--- begin Exercise inputs ---
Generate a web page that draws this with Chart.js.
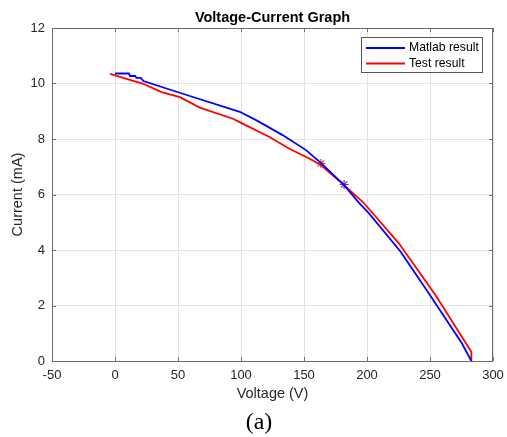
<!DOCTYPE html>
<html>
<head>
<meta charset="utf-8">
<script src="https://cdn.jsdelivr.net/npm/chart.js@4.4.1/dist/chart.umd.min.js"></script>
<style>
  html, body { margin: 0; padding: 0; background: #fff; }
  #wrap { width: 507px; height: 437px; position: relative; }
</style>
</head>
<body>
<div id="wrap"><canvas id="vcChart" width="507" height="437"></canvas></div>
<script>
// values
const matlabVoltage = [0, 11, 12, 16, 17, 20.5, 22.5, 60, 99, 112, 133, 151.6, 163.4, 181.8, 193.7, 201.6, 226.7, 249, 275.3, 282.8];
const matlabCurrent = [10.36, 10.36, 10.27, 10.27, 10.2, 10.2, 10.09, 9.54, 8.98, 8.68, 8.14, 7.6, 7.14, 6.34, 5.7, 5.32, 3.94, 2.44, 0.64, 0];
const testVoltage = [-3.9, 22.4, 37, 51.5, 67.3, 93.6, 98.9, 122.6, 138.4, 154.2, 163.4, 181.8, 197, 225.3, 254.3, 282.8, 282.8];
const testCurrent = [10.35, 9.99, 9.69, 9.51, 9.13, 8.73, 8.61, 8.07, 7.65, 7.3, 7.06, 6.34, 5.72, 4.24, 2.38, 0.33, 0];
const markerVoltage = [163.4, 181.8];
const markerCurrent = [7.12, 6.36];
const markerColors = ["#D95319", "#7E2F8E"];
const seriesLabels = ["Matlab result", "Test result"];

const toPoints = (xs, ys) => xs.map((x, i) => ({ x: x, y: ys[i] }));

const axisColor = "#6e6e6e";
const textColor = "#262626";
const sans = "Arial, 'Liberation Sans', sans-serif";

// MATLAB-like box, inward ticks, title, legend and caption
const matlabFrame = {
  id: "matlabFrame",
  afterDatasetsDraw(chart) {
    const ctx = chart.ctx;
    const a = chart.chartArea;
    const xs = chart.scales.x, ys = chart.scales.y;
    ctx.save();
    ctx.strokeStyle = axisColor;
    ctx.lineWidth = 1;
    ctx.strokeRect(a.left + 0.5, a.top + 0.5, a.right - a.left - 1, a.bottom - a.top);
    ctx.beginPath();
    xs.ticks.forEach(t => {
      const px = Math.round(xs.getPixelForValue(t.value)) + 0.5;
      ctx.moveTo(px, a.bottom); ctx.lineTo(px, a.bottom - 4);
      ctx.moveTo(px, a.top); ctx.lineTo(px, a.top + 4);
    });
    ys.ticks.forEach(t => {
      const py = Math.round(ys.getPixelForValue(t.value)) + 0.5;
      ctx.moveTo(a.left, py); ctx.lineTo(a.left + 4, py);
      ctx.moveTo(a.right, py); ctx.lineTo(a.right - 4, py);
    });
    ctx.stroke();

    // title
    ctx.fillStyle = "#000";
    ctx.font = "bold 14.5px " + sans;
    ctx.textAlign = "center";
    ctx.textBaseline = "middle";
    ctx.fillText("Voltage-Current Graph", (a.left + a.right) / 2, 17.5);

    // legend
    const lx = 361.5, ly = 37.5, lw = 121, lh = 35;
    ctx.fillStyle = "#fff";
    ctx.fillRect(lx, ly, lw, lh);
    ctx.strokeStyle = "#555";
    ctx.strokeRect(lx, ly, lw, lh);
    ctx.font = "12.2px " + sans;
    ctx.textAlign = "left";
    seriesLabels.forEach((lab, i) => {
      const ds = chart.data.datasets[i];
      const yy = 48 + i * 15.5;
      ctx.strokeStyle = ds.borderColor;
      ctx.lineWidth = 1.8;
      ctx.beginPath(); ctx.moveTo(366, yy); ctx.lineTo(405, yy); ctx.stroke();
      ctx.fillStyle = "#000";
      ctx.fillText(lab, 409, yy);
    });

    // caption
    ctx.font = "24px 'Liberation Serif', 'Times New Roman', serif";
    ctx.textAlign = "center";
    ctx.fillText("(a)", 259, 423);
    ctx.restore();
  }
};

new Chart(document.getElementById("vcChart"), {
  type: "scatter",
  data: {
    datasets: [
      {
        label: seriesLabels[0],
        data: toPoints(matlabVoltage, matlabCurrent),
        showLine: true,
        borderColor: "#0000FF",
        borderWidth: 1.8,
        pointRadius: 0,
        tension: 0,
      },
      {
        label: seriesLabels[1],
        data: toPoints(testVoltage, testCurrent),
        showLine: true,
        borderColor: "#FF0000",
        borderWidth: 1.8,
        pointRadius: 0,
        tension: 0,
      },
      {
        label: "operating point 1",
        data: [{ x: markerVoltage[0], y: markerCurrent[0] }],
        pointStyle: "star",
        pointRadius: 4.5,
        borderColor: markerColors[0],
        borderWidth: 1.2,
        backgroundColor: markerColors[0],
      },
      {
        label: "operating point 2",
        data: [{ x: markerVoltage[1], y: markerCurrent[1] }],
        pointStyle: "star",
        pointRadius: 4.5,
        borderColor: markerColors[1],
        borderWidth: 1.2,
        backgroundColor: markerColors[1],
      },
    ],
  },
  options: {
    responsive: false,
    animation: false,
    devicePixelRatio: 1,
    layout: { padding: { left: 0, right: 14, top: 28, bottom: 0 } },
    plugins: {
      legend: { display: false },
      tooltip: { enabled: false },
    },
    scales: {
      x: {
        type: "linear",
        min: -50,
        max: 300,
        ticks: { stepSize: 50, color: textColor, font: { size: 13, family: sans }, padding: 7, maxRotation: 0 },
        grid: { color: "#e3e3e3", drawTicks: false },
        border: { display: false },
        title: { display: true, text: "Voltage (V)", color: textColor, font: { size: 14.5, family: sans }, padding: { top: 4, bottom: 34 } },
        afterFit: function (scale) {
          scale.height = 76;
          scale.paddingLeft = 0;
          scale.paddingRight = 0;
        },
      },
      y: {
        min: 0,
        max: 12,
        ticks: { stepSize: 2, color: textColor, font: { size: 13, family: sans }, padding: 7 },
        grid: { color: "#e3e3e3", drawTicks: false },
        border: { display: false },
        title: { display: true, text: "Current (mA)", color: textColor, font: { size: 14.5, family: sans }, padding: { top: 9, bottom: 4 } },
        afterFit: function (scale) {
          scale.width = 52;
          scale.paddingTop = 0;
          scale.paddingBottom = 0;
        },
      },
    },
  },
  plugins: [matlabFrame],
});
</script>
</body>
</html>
--- end Exercise inputs ---
--- begin Exercise inputs ---
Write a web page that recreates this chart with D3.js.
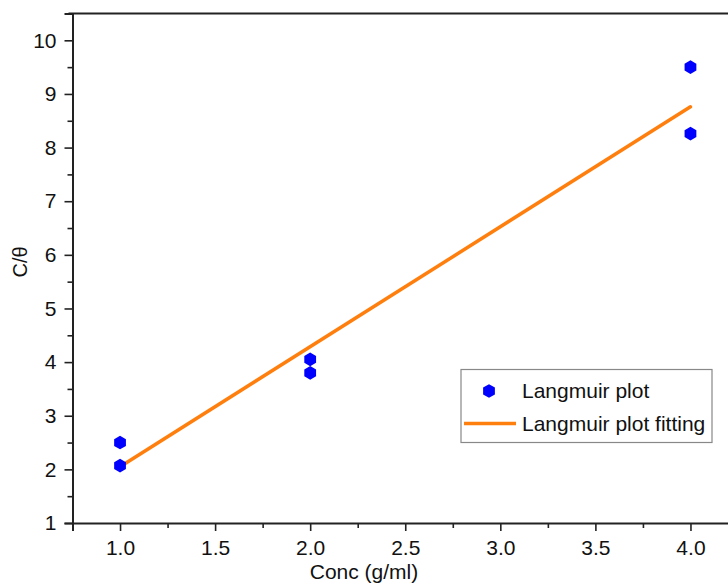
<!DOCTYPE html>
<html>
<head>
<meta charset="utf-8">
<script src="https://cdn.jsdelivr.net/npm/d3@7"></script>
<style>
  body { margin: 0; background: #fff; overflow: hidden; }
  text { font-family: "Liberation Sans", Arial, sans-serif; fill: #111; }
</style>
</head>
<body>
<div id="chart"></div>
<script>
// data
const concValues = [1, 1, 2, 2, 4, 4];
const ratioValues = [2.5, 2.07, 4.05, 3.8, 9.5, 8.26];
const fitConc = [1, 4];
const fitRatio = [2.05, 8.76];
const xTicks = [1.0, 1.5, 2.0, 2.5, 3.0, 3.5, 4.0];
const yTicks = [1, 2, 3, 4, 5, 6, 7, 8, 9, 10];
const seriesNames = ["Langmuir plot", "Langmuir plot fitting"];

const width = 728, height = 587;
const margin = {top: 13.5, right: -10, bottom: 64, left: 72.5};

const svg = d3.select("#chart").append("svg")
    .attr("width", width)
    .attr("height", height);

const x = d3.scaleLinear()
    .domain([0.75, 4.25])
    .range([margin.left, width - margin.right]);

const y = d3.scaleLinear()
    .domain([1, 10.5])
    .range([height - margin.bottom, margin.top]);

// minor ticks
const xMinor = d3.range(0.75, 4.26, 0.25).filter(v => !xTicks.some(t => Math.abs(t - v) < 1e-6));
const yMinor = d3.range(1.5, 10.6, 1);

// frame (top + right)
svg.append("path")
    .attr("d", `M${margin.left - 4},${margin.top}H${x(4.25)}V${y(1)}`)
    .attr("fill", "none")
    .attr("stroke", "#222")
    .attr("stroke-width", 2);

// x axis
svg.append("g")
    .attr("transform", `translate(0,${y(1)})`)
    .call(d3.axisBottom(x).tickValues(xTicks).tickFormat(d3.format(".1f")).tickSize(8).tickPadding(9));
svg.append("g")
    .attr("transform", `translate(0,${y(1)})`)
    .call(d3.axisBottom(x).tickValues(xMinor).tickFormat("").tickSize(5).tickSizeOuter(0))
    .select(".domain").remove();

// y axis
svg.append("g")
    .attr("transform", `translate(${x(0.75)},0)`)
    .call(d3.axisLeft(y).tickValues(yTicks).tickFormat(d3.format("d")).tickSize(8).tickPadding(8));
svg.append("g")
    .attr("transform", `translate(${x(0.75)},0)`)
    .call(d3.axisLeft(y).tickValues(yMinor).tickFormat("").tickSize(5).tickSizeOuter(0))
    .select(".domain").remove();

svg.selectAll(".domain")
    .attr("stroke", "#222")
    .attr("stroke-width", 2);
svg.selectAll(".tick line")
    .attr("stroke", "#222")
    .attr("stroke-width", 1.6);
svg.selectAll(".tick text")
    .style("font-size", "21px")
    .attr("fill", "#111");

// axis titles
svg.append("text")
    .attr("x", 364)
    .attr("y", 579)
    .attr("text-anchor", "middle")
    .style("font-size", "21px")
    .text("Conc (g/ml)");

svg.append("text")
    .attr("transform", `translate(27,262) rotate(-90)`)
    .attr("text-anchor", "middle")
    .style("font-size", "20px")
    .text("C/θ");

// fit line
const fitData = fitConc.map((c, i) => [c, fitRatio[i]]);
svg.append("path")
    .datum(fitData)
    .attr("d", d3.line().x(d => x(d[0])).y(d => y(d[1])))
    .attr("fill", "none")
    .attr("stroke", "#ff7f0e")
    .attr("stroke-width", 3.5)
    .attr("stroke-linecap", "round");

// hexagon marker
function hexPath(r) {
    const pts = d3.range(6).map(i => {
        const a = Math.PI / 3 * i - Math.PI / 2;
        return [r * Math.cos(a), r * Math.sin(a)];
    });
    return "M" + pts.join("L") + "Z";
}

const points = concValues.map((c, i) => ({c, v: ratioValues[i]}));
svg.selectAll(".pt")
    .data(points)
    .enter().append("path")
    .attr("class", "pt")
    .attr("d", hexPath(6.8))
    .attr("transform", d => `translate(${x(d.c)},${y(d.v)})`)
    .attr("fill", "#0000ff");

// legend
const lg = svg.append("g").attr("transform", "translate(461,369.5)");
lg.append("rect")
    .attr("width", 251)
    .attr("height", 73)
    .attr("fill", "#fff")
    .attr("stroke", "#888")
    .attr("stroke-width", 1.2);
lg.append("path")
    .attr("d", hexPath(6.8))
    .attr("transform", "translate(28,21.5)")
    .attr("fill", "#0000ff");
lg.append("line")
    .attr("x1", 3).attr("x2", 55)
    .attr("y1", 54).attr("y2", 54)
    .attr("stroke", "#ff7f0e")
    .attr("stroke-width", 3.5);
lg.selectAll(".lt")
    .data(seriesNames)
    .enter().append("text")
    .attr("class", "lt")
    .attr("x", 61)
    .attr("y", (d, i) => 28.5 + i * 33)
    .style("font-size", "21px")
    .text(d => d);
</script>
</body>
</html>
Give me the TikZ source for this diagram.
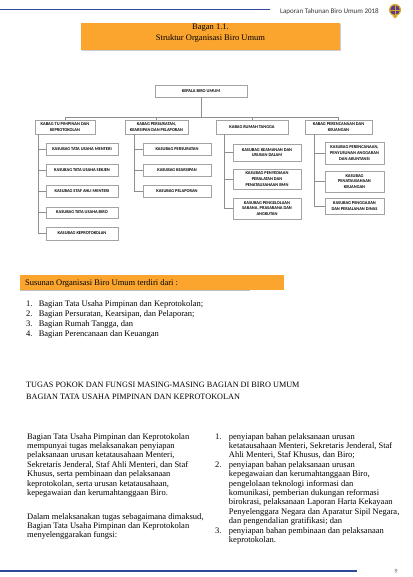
--- end Exercise inputs ---
**Description of the task**
Find all lines where the word "page" appears. Copy them.

**Task solution**
Generate a web page that draws this with Chart.js.
Write a web page that recreates this chart with D3.js.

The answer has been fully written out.